Single motherhood is a tricky subject in shows, because every situation is different. In Lorelai’s it’s actually hard to say definitively that she made the right choice. She made the choices that she thought were right, and her kid still went off the rails eventually. But her kid did then get back up and make it better. So who knows?

What I do know is that Gilmore Girls gave us something more important than a vision of perfect motherhood. It gave us a single mother who fully owned her choices. Who made commitments and stuck to them even when life was really hard, and who never balked from the intense task of raising a child on her own. The show gave us a real person and never told us if she was good or bad. It let us decide on our own.

And I think most of us decided she was pretty awesome.

Raise your hand if you didn't wish she was your best friend. Liar.

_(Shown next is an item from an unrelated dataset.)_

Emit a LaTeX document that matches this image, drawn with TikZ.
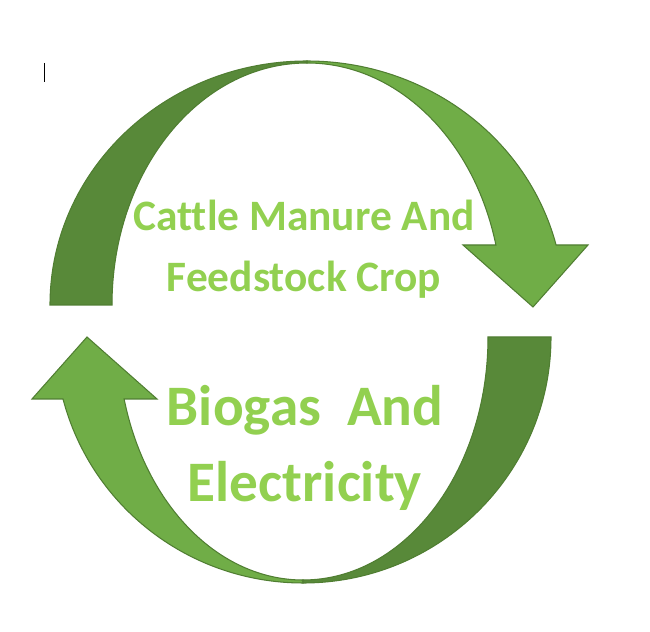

  1. Great post, and very interesting topic! But since you mention Ugly Betty, I would almost argue that Zelda's "happy ending" is similar to Lorelai's in that it comes before the big romance. Yes, she is always looking for a man, but that's because she's a charming, social, passionate lady who wants to be with someone. She always puts her son/family first and has done just fine with him, but she wants - not needs - a partner as well. Just another solid depiction of a single mother who has support (though not to the tune of millions of dollars, like the Gilmores) but isn't dependent.

    1. I like Ugly Betty for the way that it portrayed a lower income family in a loving and funny way. Their income level never defined them, it just added color to the relationships. As for Hilda, though, I appreciated the way that she was able to raise Justin, and her insistence that anyone she be with accept him. That was great. I just felt that she show put too much emphasis on the idea of her finding a co-parent, when she seemed to be doing fine on her own. I don't begrudge her desire to find someone, or her eventual happiness, I just wish the show had toned it down a little.

  2. Lorelei is definitely one of my favorite fictional mothers. I even use her as a barometer for cinematic mothers. On a scale of that woman from The Crimson Horror (DW S7) to Lorelei Gilmore....

    You said that Lor put pressure/expectations on Rory though. What moments from the show were you talking about with that?

    1. Just in general. I mean, it's not always a bad thing, but Lorelai always made it clear that she expected great things of Rory. Rory was bright and charming and lovely, and Lorelai always made it clear that she expected Rory to go to an Ivy League college and do something amazing with her life. Not that this is a bad thing or unreasonable or that Lorelai wouldn't have loved her if she didn't, just that as we see in seasons five and six, Rory felt the weight of this expectation and pressure.